> [TO DO]: Give every line back verbatim, dropping all images.

>>>>

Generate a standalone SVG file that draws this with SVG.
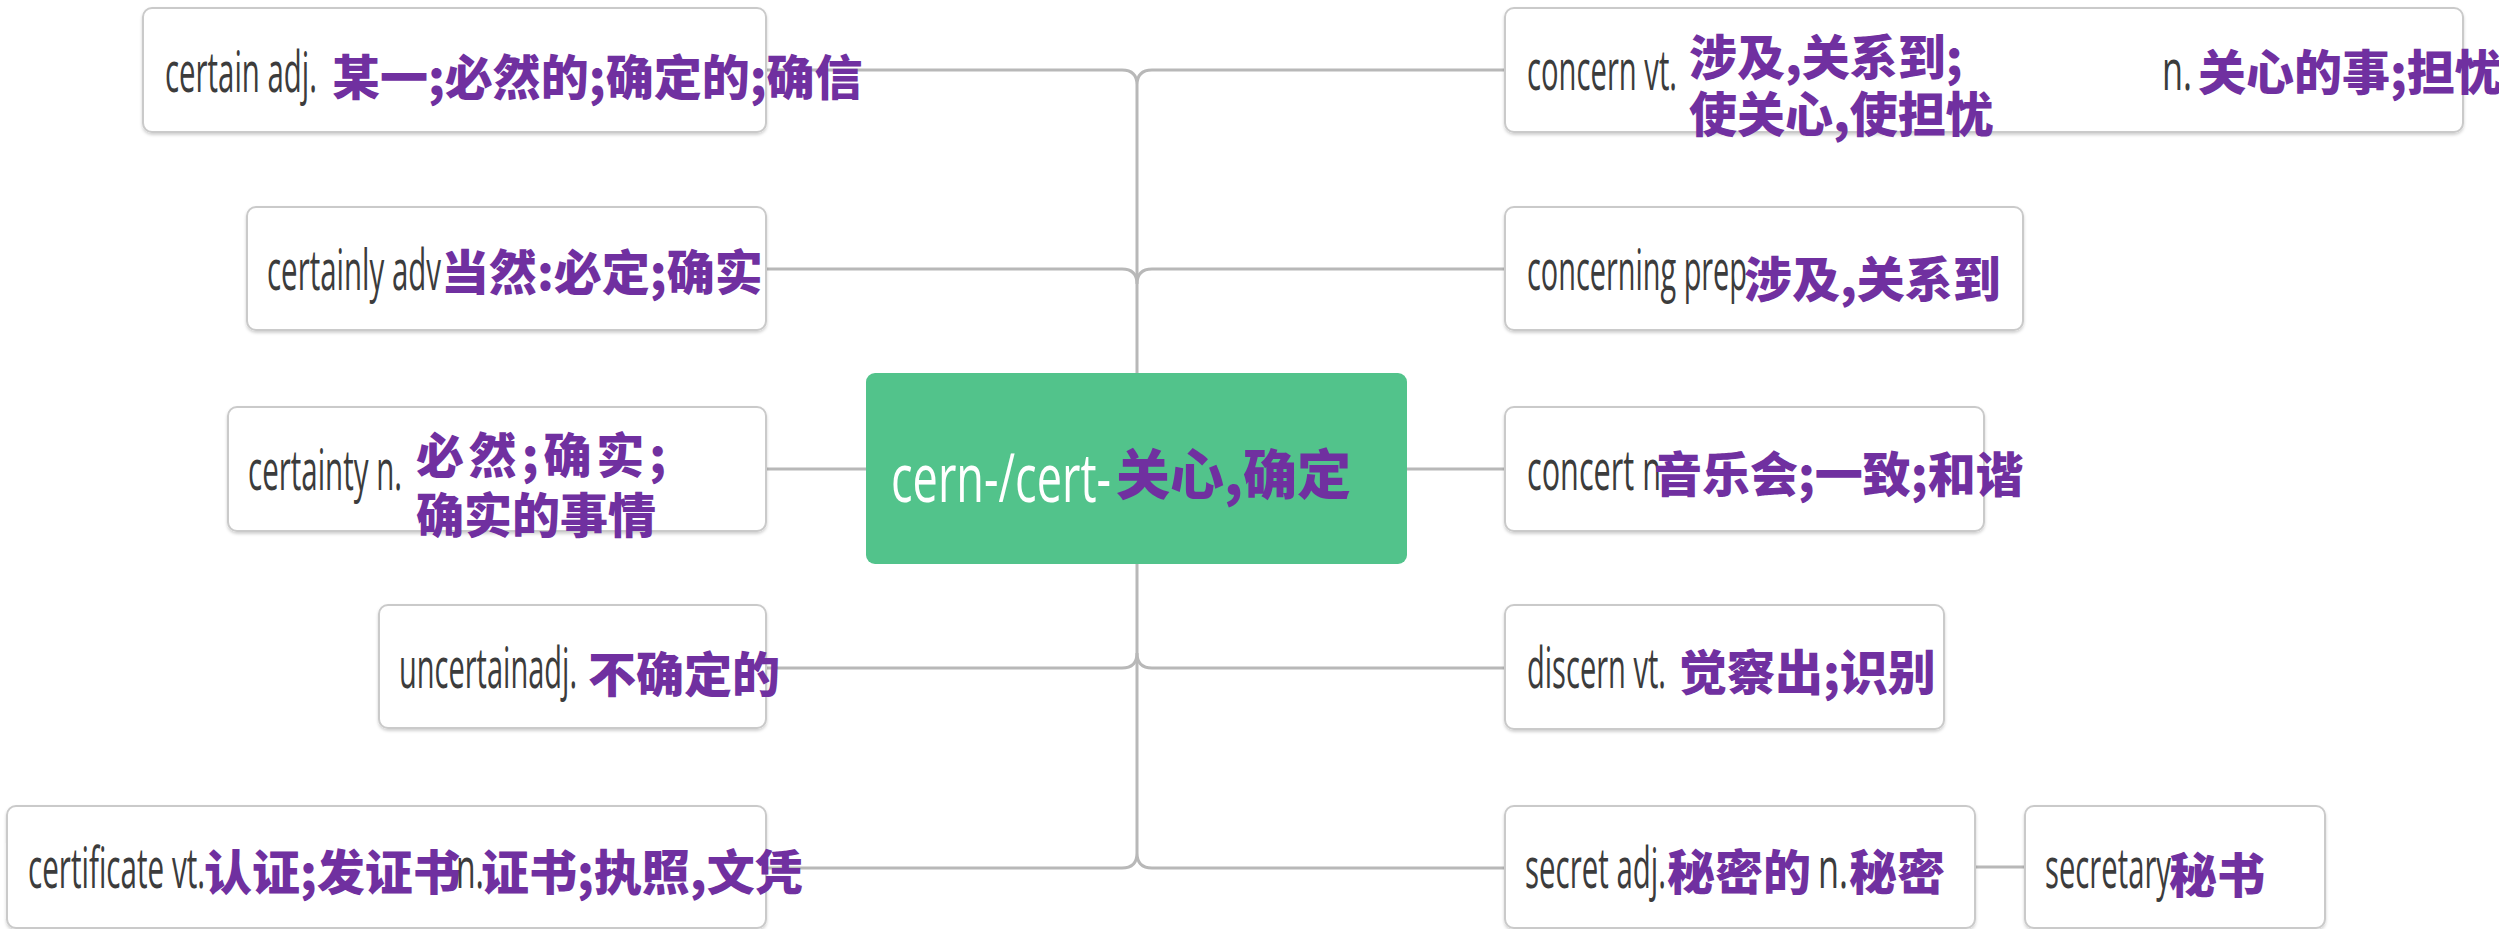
<svg xmlns="http://www.w3.org/2000/svg" width="2499" height="929" viewBox="0 0 2499 929">
<style>
.bg{fill:#ffffff}
.box{fill:#ffffff;stroke:#cacaca;stroke-width:2}
.root{fill:#52c38b}
.en{font-family:"Open Sans","Liberation Sans",sans-serif;font-size:57px;fill:#3c3c3c}
.zh{font-family:"Noto Sans CJK SC","Noto Sans",sans-serif;font-size:48px;font-weight:900;fill:#7030a0}
.rt{font-family:"Open Sans","Liberation Sans",sans-serif;font-size:68px;fill:#ffffff}
.rz{font-family:"Noto Sans CJK SC","Noto Sans",sans-serif;font-size:54px;font-weight:900;fill:#7030a0}
.ln{fill:none;stroke:#b8b8b8;stroke-width:3}
</style>
<defs>
<filter id="sh" x="-5%" y="-10%" width="110%" height="125%">
<feDropShadow dx="0" dy="2" stdDeviation="1.5" flood-color="#000000" flood-opacity="0.18"/>
</filter>
</defs>
<rect class="bg" x="0" y="0" width="2499" height="929"/>
<g id="connectors">
<path class="ln" d="M1137,85 V853"/>
<path class="ln" d="M766,70 H1122 Q1137,70 1137,85 Q1137,70 1152,70 H1505"/>
<path class="ln" d="M766,269 H1122 Q1137,269 1137,284 Q1137,269 1152,269 H1505"/>
<path class="ln" d="M766,469 H866"/>
<path class="ln" d="M1407,469 H1505"/>
<path class="ln" d="M766,668 H1122 Q1137,668 1137,653 Q1137,668 1152,668 H1505"/>
<path class="ln" d="M766,868 H1122 Q1137,868 1137,853 Q1137,868 1152,868 H1505"/>
<path class="ln" d="M1975,867 H2025"/>
</g>
<g id="node-certain">
<rect class="box" filter="url(#sh)" x="143" y="8" width="623" height="124" rx="9"/>
<text class="en" x="165" y="92" textLength="152" lengthAdjust="spacingAndGlyphs">certain adj.</text>
<text class="zh" x="332" y="95">某一;必然的;确定的;确信</text>
</g>
<g id="node-certainly">
<rect class="box" filter="url(#sh)" x="247" y="207" width="519" height="123" rx="9"/>
<text class="en" x="267" y="290" textLength="174" lengthAdjust="spacingAndGlyphs">certainly adv</text>
<text class="zh" x="441" y="290">当然:必定;确实</text>
</g>
<g id="node-certainty">
<rect class="box" filter="url(#sh)" x="228" y="407" width="538" height="124" rx="9"/>
<text class="en" x="248" y="490" textLength="154" lengthAdjust="spacingAndGlyphs">certainty n.</text>
<text class="zh" x="416" y="473" textLength="250">必然;确实;</text>
<text class="zh" x="416" y="533">确实的事情</text>
</g>
<g id="node-uncertain">
<rect class="box" filter="url(#sh)" x="379" y="605" width="387" height="123" rx="9"/>
<text class="en" x="399" y="688" textLength="178" lengthAdjust="spacingAndGlyphs">uncertainadj.</text>
<text class="zh" x="588" y="692">不确定的</text>
</g>
<g id="node-certificate">
<rect class="box" filter="url(#sh)" x="7" y="806" width="759" height="122" rx="9"/>
<text class="en" x="28" y="888" textLength="177" lengthAdjust="spacingAndGlyphs">certificate vt.</text>
<text class="zh" x="204" y="890">认证;发证书</text>
<text class="en" x="456" y="888" textLength="28" lengthAdjust="spacingAndGlyphs">n.</text>
<text class="zh" x="481" y="890">证书;执照,文凭</text>
</g>
<g id="node-root">
<rect class="root" x="866" y="373" width="541" height="191" rx="9"/>
<text class="rt" x="891" y="502" textLength="220" lengthAdjust="spacingAndGlyphs">cern-/cert-</text>
<text class="rz" x="1116" y="495">关心,确定</text>
</g>
<g id="node-concern">
<rect class="box" filter="url(#sh)" x="1505" y="8" width="958" height="124" rx="9"/>
<text class="en" x="1527" y="90" textLength="150" lengthAdjust="spacingAndGlyphs">concern vt.</text>
<text class="zh" x="1689" y="75">涉及,关系到;</text>
<text class="zh" x="1689" y="132">使关心,使担忧</text>
<text class="en" x="2162" y="90" textLength="30" lengthAdjust="spacingAndGlyphs">n.</text>
<text class="zh" x="2198" y="90">关心的事;担忧</text>
</g>
<g id="node-concerning">
<rect class="box" filter="url(#sh)" x="1505" y="207" width="518" height="123" rx="9"/>
<text class="en" x="1527" y="290" textLength="220" lengthAdjust="spacingAndGlyphs">concerning prep</text>
<text class="zh" x="1744" y="297">涉及,关系到</text>
</g>
<g id="node-concert">
<rect class="box" filter="url(#sh)" x="1505" y="407" width="479" height="124" rx="9"/>
<text class="en" x="1527" y="490" textLength="142" lengthAdjust="spacingAndGlyphs">concert n.</text>
<text class="zh" x="1654" y="492">音乐会;一致;和谐</text>
</g>
<g id="node-discern">
<rect class="box" filter="url(#sh)" x="1505" y="605" width="439" height="124" rx="9"/>
<text class="en" x="1527" y="688" textLength="139" lengthAdjust="spacingAndGlyphs">discern vt.</text>
<text class="zh" x="1679" y="690">觉察出;识别</text>
</g>
<g id="node-secret">
<rect class="box" filter="url(#sh)" x="1505" y="806" width="470" height="122" rx="9"/>
<text class="en" x="1525" y="888" textLength="141" lengthAdjust="spacingAndGlyphs">secret adj.</text>
<text class="zh" x="1667" y="890">秘密的</text>
<text class="en" x="1818" y="888" textLength="30" lengthAdjust="spacingAndGlyphs">n.</text>
<text class="zh" x="1849" y="890">秘密</text>
</g>
<g id="node-secretary">
<rect class="box" filter="url(#sh)" x="2025" y="806" width="300" height="122" rx="9"/>
<text class="en" x="2045" y="888" textLength="126" lengthAdjust="spacingAndGlyphs">secretary</text>
<text class="zh" x="2169" y="893">秘书</text>
</g>
</svg>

<<<<

> [RESULT OF THIS TASK]:
Generate a standalone SVG file that draws this with SVG.
<svg xmlns="http://www.w3.org/2000/svg" width="2499" height="929" viewBox="0 0 2499 929">
<style>
.bg{fill:#ffffff}
.box{fill:#ffffff;stroke:#cacaca;stroke-width:2}
.root{fill:#52c38b}
.en{font-family:"Open Sans","Liberation Sans",sans-serif;font-size:57px;fill:#3c3c3c}
.zh{font-family:"Noto Sans CJK SC","Noto Sans",sans-serif;font-size:48px;font-weight:900;fill:#7030a0}
.rt{font-family:"Open Sans","Liberation Sans",sans-serif;font-size:68px;fill:#ffffff}
.rz{font-family:"Noto Sans CJK SC","Noto Sans",sans-serif;font-size:54px;font-weight:900;fill:#7030a0}
.ln{fill:none;stroke:#b8b8b8;stroke-width:3}
</style>
<defs>
<filter id="sh" x="-5%" y="-10%" width="110%" height="125%">
<feDropShadow dx="0" dy="2" stdDeviation="1.5" flood-color="#000000" flood-opacity="0.18"/>
</filter>
</defs>
<rect class="bg" x="0" y="0" width="2499" height="929"/>
<g id="connectors">
<path class="ln" d="M1137,85 V853"/>
<path class="ln" d="M766,70 H1122 Q1137,70 1137,85 Q1137,70 1152,70 H1505"/>
<path class="ln" d="M766,269 H1122 Q1137,269 1137,284 Q1137,269 1152,269 H1505"/>
<path class="ln" d="M766,469 H866"/>
<path class="ln" d="M1407,469 H1505"/>
<path class="ln" d="M766,668 H1122 Q1137,668 1137,653 Q1137,668 1152,668 H1505"/>
<path class="ln" d="M766,868 H1122 Q1137,868 1137,853 Q1137,868 1152,868 H1505"/>
<path class="ln" d="M1975,867 H2025"/>
</g>
<g id="node-certain">
<rect class="box" filter="url(#sh)" x="143" y="8" width="623" height="124" rx="9"/>
<text class="en" x="165" y="92" textLength="152" lengthAdjust="spacingAndGlyphs">certain adj.</text>
<text class="zh" x="332" y="95">某一;必然的;确定的;确信</text>
</g>
<g id="node-certainly">
<rect class="box" filter="url(#sh)" x="247" y="207" width="519" height="123" rx="9"/>
<text class="en" x="267" y="290" textLength="174" lengthAdjust="spacingAndGlyphs">certainly adv</text>
<text class="zh" x="441" y="290">当然:必定;确实</text>
</g>
<g id="node-certainty">
<rect class="box" filter="url(#sh)" x="228" y="407" width="538" height="124" rx="9"/>
<text class="en" x="248" y="490" textLength="154" lengthAdjust="spacingAndGlyphs">certainty n.</text>
<text class="zh" x="416" y="473" textLength="250">必然;确实;</text>
<text class="zh" x="416" y="533">确实的事情</text>
</g>
<g id="node-uncertain">
<rect class="box" filter="url(#sh)" x="379" y="605" width="387" height="123" rx="9"/>
<text class="en" x="399" y="688" textLength="178" lengthAdjust="spacingAndGlyphs">uncertainadj.</text>
<text class="zh" x="588" y="692">不确定的</text>
</g>
<g id="node-certificate">
<rect class="box" filter="url(#sh)" x="7" y="806" width="759" height="122" rx="9"/>
<text class="en" x="28" y="888" textLength="177" lengthAdjust="spacingAndGlyphs">certificate vt.</text>
<text class="zh" x="204" y="890">认证;发证书</text>
<text class="en" x="456" y="888" textLength="28" lengthAdjust="spacingAndGlyphs">n.</text>
<text class="zh" x="481" y="890">证书;执照,文凭</text>
</g>
<g id="node-root">
<rect class="root" x="866" y="373" width="541" height="191" rx="9"/>
<text class="rt" x="891" y="502" textLength="220" lengthAdjust="spacingAndGlyphs">cern-/cert-</text>
<text class="rz" x="1116" y="495">关心,确定</text>
</g>
<g id="node-concern">
<rect class="box" filter="url(#sh)" x="1505" y="8" width="958" height="124" rx="9"/>
<text class="en" x="1527" y="90" textLength="150" lengthAdjust="spacingAndGlyphs">concern vt.</text>
<text class="zh" x="1689" y="75">涉及,关系到;</text>
<text class="zh" x="1689" y="132">使关心,使担忧</text>
<text class="en" x="2162" y="90" textLength="30" lengthAdjust="spacingAndGlyphs">n.</text>
<text class="zh" x="2198" y="90">关心的事;担忧</text>
</g>
<g id="node-concerning">
<rect class="box" filter="url(#sh)" x="1505" y="207" width="518" height="123" rx="9"/>
<text class="en" x="1527" y="290" textLength="220" lengthAdjust="spacingAndGlyphs">concerning prep</text>
<text class="zh" x="1744" y="297">涉及,关系到</text>
</g>
<g id="node-concert">
<rect class="box" filter="url(#sh)" x="1505" y="407" width="479" height="124" rx="9"/>
<text class="en" x="1527" y="490" textLength="142" lengthAdjust="spacingAndGlyphs">concert n.</text>
<text class="zh" x="1654" y="492">音乐会;一致;和谐</text>
</g>
<g id="node-discern">
<rect class="box" filter="url(#sh)" x="1505" y="605" width="439" height="124" rx="9"/>
<text class="en" x="1527" y="688" textLength="139" lengthAdjust="spacingAndGlyphs">discern vt.</text>
<text class="zh" x="1679" y="690">觉察出;识别</text>
</g>
<g id="node-secret">
<rect class="box" filter="url(#sh)" x="1505" y="806" width="470" height="122" rx="9"/>
<text class="en" x="1525" y="888" textLength="141" lengthAdjust="spacingAndGlyphs">secret adj.</text>
<text class="zh" x="1667" y="890">秘密的</text>
<text class="en" x="1818" y="888" textLength="30" lengthAdjust="spacingAndGlyphs">n.</text>
<text class="zh" x="1849" y="890">秘密</text>
</g>
<g id="node-secretary">
<rect class="box" filter="url(#sh)" x="2025" y="806" width="300" height="122" rx="9"/>
<text class="en" x="2045" y="888" textLength="126" lengthAdjust="spacingAndGlyphs">secretary</text>
<text class="zh" x="2169" y="893">秘书</text>
</g>
</svg>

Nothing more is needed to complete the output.